NATIONAL INTERNET SAFETY MONTH

BREAK IN TRANSCRIPT

A resolution (S. Res. 147) designating June 2005 as National Internet Safety Month.

There being no objection, the Senate proceeded to consider the resolution.

Ms. MURKOWSKI. Mr. President, I rise in support of the resolution designating June 2005 as National Internet Safety Month. I am pleased to have Mr. CRAPO, Mr. DEWINE, Mr. CRAIG, Ms. LANDRIEU, Mrs. LINCOLN, Mr. ALLEN, and Mrs. FEINSTEIN join me in submitting this resolution.

The Internet has become one of the most significant advances in the twentieth century and, as a result, it affects people's lives in a positive manner each day. However, this technology presents dangers that need to be brought to the attention of all Americans.

Never before has the problem of online predatory behavior been more of a concern. Consider the pervasiveness of Internet access by children and the rapid increase in Internet crime and predatory behavior.

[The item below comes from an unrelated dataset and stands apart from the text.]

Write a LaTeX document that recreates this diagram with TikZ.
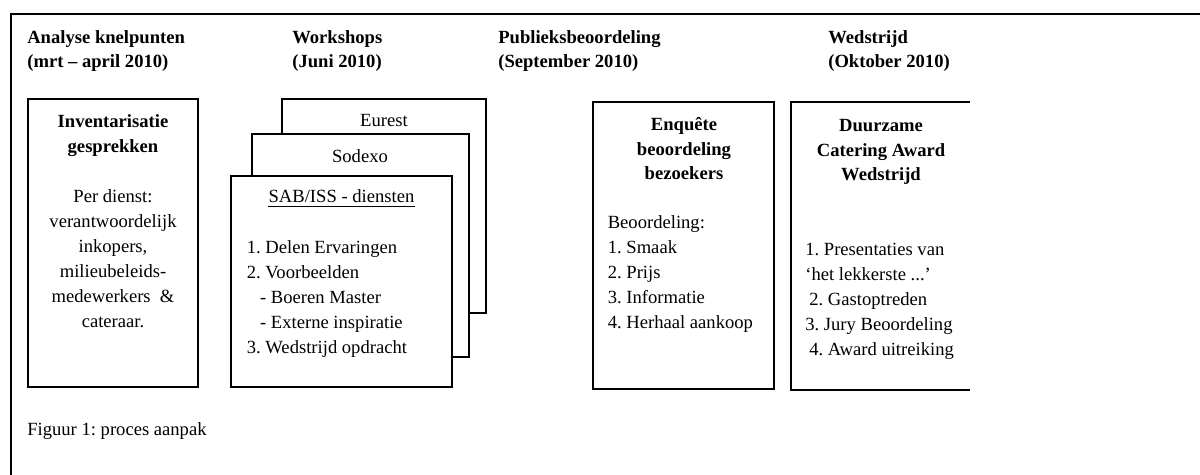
\documentclass[tikz,border=0pt]{standalone}
\usepackage{fontspec}
\setmainfont{Liberation Serif}
\frenchspacing

\begin{document}
\begin{tikzpicture}[x=0.645pt, y=-0.645pt,
                    every node/.style={inner sep=0pt, font=\fontsize{12}{16.1}\selectfont},
                    kader/.style={draw=black, line width=0.8pt},
                    kop/.style={font=\fontsize{12}{16.1}\selectfont\bfseries, align=left, anchor=base west},
                    titel/.style={font=\fontsize{12}{16.1}\selectfont\bfseries, align=center, anchor=base},
                    lijst/.style={align=left, anchor=base west}]

  %% vaste maat van de pagina
  \useasboundingbox (0,0) rectangle (1200,475);

  %% buitenkader (alleen links en boven)
  \draw[line width=1pt] (11,475) -- (11,14) -- (1200,14);

  %% koppen van de vier fasen (ankers op de onderste regel)
  \node[kop] (fase1) at (27,68)  {Analyse knelpunten\\(mrt -- april 2010)};
  \node[kop] (fase2) at (292,68) {Workshops\\(Juni 2010)};
  \node[kop] (fase3) at (498,68) {Publieksbeoordeling\\(September 2010)};
  \node[kop] (fase4) at (828,68) {Wedstrijd\\(Oktober 2010)};

  %% fase 1: inventarisatie
  \draw[kader] (28,99) rectangle (198,387);
  \node[titel] (invkop) at (113,152) {Inventarisatie\\gesprekken};
  \node[align=center, anchor=base] (invtekst) at (113,327)
    {Per dienst:\\verantwoordelijk\\inkopers,\\milieubeleids-\\medewerkers~~\&\\cateraar.};

  %% fase 2: drie gestapelde workshops
  \draw[kader, fill=white] (282,99) rectangle (486,313);
  \node[anchor=base] (eurest) at (384,127) {Eurest};
  \draw[kader, fill=white] (252,134) rectangle (469,357);
  \node[anchor=base] (sodexo) at (360,162) {Sodexo};
  \draw[kader, fill=white] (231,176) rectangle (452,387);
  \node[anchor=base] (sabkop) at (341.5,203) {SAB/ISS - diensten};
  \draw[line width=0.5pt] ([yshift=-1.9pt]sabkop.base west) -- ([yshift=-1.9pt]sabkop.base east);
  \node[lijst] (sablijst) at (246.5,353)
    {1. Delen Ervaringen\\2. Voorbeelden\\\hspace*{8.6pt}- Boeren Master\\\hspace*{8.6pt}- Externe inspiratie\\3. Wedstrijd opdracht};

  %% fase 3: enquete
  \draw[kader] (593,102) rectangle (774,389);
  \node[titel] (enqkop) at (684,180) {Enquête\\beoordeling\\bezoekers};
  \node[lijst] (enqlijst) at (607.5,328)
    {Beoordeling:\\1. Smaak\\2. Prijs\\3. Informatie\\4. Herhaal aankoop};

  %% fase 4: wedstrijd (rechterzijde valt weg)
  \draw[kader] (970,102) -- (791,102) -- (791,390) -- (970,390);
  \node[titel] (wedkop) at (881,181) {Duurzame\\Catering Award\\Wedstrijd};
  \node[lijst] (wedlijst) at (805,355)
    {1. Presentaties van\\‘het lekkerste ...’\\\hspace*{2.6pt}2. Gastoptreden\\3. Jury Beoordeling\\\hspace*{2.6pt}4. Award uitreiking};

  %% bijschrift
  \node[anchor=base west] (bijschrift) at (27,435) {Figuur 1: proces aanpak};

\end{tikzpicture}
\end{document}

Never before have powerful educational solutions--like Internet safety curricula for grades kindergarten through 12, youth empowerment Internet safety campaigns and community-based Internet safety awareness presentations with the formation of community action teams--been more critical and readily at hand. It is imperative that every community in every State be made aware of the increase in Internet-based criminal activity so that all Americans may learn about the Internet safety strategies which will help them to keep their children safe from victimization.

Consider the facts: In the United States, more than 90 percent of children in grades 5 through 12 now use computers and have Internet access. Twenty-six percent of children in that age group are online for more than 5 hours a week and 12 percent spend more time online than they do with their friends.

An alarming statistic is that 39 percent of youths in grades 5 through 12 in the United States admit giving out their personal information, such as their name, age and gender over the Internet. Furthermore, 12 percent of students in the same age group have been asked by a stranger on the Internet to meet face to face. Unfortunately, 11.5 percent of students in this age group have actually met face to face with a stranger they met on the Internet.

Most disturbing are the patterns of Internet crim es against children. In 1996, the Federal Bureau of Investigation was involved in 113 cases involving Internet crimes against children. In 2001, the FBI opened 1,541 cases against people suspected of using the Internet to commit crimes involving child pornography or abuse. The U.S. Customs Service now places the number of Web sites offering child pornography at more than 100,000. Moreover, there was a 345 percent increase in the production of these sites just between February 2001 and July 2001, according to a recent study.

Now is the time for America to focus its attention on supporting Internet safety, especially bearing in mind that children will soon be on summer vacation and will subsequently spend more time online. Recent Internet crime trends indicate a call to action as it pertains to national Internet safety awareness at all levels.